日記 (H2333)

シャレイア語の時制は、 通時時制という少し扱いが特殊な時制を除くと現在時制と過去時制と未来時制の 3 種類で、 ある基準となる時刻から見て、 その瞬間なのか前なのか後なのかをそれぞれ表します。 この 「基準となる時刻」 がどのように決まるかですが、 結構複雑なことになっていて、 例えば H2210 などで考察されています。

さて、 複雑な話は置いておいて、 主節の中に kin 節が置かれているとしましょう。 この場合、 kin 節内の時制の基準時刻は、 だいたい 「主節の時制と相対的」 や 「主節の動作が成立した時間」 と説明されることが多いです。 ただ、 前者の説明は曖昧ですし、 後者の説明も実はちょっと不正確です。 例えば、 以下の文を考えてみましょう。

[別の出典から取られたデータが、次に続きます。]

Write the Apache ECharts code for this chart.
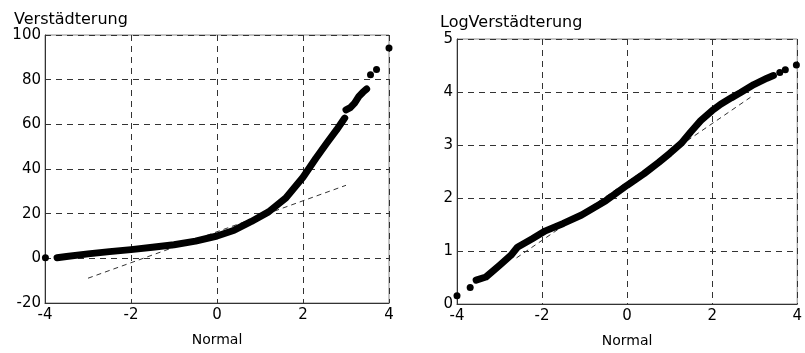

cedeqac a zál e kin lanis a zál ca riy.
私たちは海に行く計画をしている。

cedeq は動詞として 「計画する」 という意味になる単語で、 計画が練り終わった段階が完了相です。 したがって、 計画を練り終わってそれを実行に移すまでの期間が継続相になります。 上の例文では、 主節で cedeq が現在時制経過相で使われているので、 この文が発話された時点では、 計画はまだ済んでおらず具体的な計画を立てている途中だということになります。 さて、 その計画の内容が e 句内の kin 節なわけですが、 ここでは未来時制が使われています。 したがって、 「海に行く」 というのが kin 節内での時制の基準時刻より後に行われている内容だということになります。 この基準時刻が 「主節の動作が成立した時間」 であると文字通り解釈すると、 主節の動作というのはここでは 「計画する」 ですから、 基準時刻は計画が完了した瞬間であることになります。 まあ、 計画の内容が実行されるのは計画が完了するであろう時刻より後なので、 これでも矛盾はないんですが、 計画を立てている途中のその時間から見て未来のことだと解釈するのが普通ではないでしょうか。 つまり、 正確には基準時刻は 「主節の動詞の相が表す動作の段階が行われている期間 (もしくは瞬間)」 と言うべきではないでしょうか。

上の例文はちょっと適切ではなくて、 基準時刻が 「主節の動作が成立した時間」 でも 「主節の動詞の相の段階が行われている期間」 でもあまり意味が変わらなかったですが、 継続相が表す状態の期間は完了の瞬間より後なので、 主節の動詞が継続相で、 主節の動作の完了 → kin 節内の動作 → 主節の動作の継続のような順番だと、 kin 節内で過去時制を使うか未来時制を使うか困りますよね。

従属節内での時制や日時表現の基準はすでに述べたように複雑で、 H2210H1850 での考察をもとにきちんとシャレイア語論にまとめようと思っているんですが、 そのときはここで述べたことにも気をつけることにします。

追記 (H2336)

ここの最後の節を見ると、 ちゃんと 「主節の時制と相が重なっている部分が従属節の現在時制に当たる」 と説明してますね。 これが正しいです。